Monday, December 21, 2009

Chaos reigns.

"It's not all fucked.  We're gonna be okay."

You don't have to be Jessica Fletcher to assertain from my dissertations that I have a soft spot for dreck.  Thusly, it should come as a surprise that, as I assess the decade past, my top films fall outside the realm of camp and guilty pleasure.  My top three films of the 2000s are actually smart and consistently made!  If we're lucky, every ten years or so a movie comes along that elevates the medium, defies genre, and manages to change the rules of the game for all that proceed it.  One such film claims the number three slot in my FaggotyAss Top 5 Films of the 2000s: Danny Boyle's 28 Days Later (2002).

Zombie movies were born out of the distinctly 1960s fear of radioactive bombings and inevitable communist invasions that were sure to turn whoever survived into flesh-eating monsters.  Danny Boyle turned this conceit on its ear, realizing that fear of nuclear warfare had long been replaced by our fear of virulent bacteria (anyone remember AIDS?).  Nearly ten years before swine flu had American housewives wearing gas masks to the A&P and ten years after AIDS wiped out an entire generation of gay men, 28 Days Later brought this threat into the mainstream, popcorn consciousness.   Not nihilistic as much as it is realistic, this movie serves to remind us that, when pushed or cornered, we're aggressive and territorial animals - no better than monkeys. 

A gang of hippies rescues animals from a lab.  The animals are infected with "Rage," a manmade super-virus.  The animals infect the humans.  Civilization evaporates.  No cell phones.  No credit reports.  Primal humanity.  Governments are redundant when push comes to shove.  Shots of an abandoned London, swathed in flyers searching for missing friends and family members are all the more eerie considering that this film was conceived and shot before September 11th, 2001.  Apocalyptic themes are all the more brilliant considering that Danny Boyle structured the film to mirror The Wizard of Oz!  Only, instead of a wizard, there's a bunch of gay soldiers living in an abandoned castle.

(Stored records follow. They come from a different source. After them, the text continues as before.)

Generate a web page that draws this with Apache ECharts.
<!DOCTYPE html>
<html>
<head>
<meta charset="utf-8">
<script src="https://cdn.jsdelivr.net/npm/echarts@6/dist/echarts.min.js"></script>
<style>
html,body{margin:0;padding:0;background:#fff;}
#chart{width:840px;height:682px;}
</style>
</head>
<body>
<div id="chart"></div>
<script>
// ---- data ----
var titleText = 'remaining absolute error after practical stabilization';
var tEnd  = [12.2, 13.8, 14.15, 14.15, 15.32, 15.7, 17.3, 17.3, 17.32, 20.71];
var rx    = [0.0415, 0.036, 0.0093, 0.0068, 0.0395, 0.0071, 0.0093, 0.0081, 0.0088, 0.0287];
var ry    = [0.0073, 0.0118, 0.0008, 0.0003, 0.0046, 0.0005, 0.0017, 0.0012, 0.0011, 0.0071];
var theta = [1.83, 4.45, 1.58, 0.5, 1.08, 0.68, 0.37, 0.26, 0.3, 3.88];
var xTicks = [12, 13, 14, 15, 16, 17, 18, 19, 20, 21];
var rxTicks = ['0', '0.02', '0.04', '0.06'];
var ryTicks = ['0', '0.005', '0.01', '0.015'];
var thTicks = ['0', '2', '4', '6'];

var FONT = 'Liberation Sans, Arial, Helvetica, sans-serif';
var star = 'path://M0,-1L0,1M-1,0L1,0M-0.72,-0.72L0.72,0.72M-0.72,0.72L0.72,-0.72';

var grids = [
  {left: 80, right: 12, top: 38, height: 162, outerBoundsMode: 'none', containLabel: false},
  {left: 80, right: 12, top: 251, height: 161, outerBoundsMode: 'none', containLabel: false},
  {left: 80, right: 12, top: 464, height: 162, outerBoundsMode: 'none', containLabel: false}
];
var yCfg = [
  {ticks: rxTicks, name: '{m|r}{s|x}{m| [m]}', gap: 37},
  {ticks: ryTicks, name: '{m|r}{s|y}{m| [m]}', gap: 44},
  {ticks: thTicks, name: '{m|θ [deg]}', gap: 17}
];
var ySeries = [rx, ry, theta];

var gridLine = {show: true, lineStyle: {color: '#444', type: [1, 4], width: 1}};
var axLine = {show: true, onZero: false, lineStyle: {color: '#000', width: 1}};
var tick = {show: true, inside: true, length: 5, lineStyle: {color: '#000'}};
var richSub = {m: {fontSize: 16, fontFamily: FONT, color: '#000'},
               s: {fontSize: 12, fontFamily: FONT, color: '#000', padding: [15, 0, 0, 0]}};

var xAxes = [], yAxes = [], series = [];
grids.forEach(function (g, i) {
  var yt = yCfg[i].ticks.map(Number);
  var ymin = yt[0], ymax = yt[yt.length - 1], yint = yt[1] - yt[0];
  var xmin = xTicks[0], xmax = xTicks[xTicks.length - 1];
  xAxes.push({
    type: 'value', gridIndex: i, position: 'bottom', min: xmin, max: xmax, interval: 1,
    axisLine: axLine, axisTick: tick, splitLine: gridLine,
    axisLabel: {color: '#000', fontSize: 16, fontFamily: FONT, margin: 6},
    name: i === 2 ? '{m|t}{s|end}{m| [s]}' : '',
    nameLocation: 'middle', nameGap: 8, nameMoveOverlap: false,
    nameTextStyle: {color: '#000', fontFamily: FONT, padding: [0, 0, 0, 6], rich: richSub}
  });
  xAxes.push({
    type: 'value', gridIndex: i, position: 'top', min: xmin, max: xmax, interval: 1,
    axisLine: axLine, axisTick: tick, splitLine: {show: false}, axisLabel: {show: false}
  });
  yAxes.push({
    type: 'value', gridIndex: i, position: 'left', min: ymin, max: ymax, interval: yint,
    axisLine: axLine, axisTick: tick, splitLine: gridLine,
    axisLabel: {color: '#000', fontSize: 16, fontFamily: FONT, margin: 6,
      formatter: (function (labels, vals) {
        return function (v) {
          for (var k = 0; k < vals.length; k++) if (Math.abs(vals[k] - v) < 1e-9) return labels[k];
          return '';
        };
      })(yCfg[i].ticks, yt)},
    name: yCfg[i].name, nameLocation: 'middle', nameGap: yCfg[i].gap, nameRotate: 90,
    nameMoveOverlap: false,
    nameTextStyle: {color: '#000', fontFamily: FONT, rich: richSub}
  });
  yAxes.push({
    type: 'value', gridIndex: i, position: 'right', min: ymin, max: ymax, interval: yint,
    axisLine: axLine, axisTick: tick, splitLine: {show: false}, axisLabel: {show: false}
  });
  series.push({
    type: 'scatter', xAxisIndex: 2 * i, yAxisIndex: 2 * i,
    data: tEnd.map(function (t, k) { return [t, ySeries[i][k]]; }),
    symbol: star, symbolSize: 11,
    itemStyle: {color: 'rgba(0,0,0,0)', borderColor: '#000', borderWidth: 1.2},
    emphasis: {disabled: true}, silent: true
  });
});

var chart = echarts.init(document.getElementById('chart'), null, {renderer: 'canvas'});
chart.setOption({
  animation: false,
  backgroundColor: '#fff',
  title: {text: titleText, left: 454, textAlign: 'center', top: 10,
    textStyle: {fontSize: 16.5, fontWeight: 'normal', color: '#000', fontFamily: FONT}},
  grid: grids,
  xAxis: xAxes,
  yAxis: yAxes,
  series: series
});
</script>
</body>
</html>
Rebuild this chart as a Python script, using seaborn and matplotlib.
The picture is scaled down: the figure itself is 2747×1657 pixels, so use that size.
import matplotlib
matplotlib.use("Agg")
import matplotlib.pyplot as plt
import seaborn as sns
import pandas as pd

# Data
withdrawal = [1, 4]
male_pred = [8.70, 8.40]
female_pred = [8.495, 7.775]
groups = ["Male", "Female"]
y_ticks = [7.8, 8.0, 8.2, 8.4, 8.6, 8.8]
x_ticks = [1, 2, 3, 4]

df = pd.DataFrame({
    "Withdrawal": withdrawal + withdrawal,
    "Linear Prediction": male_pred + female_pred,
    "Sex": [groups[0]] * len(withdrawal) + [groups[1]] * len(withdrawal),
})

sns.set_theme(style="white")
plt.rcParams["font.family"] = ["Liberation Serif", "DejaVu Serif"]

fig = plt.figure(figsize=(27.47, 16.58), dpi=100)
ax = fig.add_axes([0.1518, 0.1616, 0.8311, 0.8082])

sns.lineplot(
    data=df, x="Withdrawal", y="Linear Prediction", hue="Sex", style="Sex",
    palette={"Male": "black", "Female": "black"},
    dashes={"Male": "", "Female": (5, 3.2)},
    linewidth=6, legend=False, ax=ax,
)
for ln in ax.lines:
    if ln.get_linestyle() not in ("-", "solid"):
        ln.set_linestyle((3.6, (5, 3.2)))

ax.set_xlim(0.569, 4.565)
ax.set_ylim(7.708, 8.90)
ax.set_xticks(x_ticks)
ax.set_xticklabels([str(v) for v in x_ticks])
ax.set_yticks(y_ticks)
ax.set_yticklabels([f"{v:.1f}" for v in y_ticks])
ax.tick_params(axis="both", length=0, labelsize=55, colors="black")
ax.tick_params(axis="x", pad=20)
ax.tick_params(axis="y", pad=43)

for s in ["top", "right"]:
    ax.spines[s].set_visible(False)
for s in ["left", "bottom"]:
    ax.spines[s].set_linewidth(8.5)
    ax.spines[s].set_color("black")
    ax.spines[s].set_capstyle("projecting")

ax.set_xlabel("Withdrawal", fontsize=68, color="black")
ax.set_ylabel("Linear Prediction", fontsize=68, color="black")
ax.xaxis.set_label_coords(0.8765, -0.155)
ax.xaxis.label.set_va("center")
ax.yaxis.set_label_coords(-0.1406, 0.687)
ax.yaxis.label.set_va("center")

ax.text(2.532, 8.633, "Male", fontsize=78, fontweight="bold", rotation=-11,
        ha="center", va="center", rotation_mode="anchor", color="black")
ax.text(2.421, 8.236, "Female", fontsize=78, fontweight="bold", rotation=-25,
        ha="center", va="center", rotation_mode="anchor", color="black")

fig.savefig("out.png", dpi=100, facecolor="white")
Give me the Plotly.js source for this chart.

The camera is my favorite character in 28 Days Later.  Boyle shot 97% of this movie on Canon XL1 DVcams - using upwards of six cameras simultaneously, kamikaze style, all on location around Europe.  Boyle experimented with the DVcams, realizing that shooting at super high speeds created a heightened, frenetic quality to the images like no one had ever seen before in a zombie movie.  What's sacrificed in detail is more than made up for by the gritty, handheld feel that adds a sense of urgency and verisimilitude to the proceedings. The quality of the images ranges from that of on-location, Sierra Leone, news footage to that of sumptuous, live-action John Singer Sargent paintings.  Marrying the production design of A Clockwork Orange and the social commentary of Dawn of the Dead, incorporating a score that sounds like Radiohead b-sides and using cutting edge filmmaking techniques throughout, 28 Days Later is the most vital horror movie to come along in ages.  The transition to 35mm for the final scene is nothing short of breathtaking.  It doesn't hurt that Cillian Murphy was gorgeous.  He should carry around his baseball bat in every movie!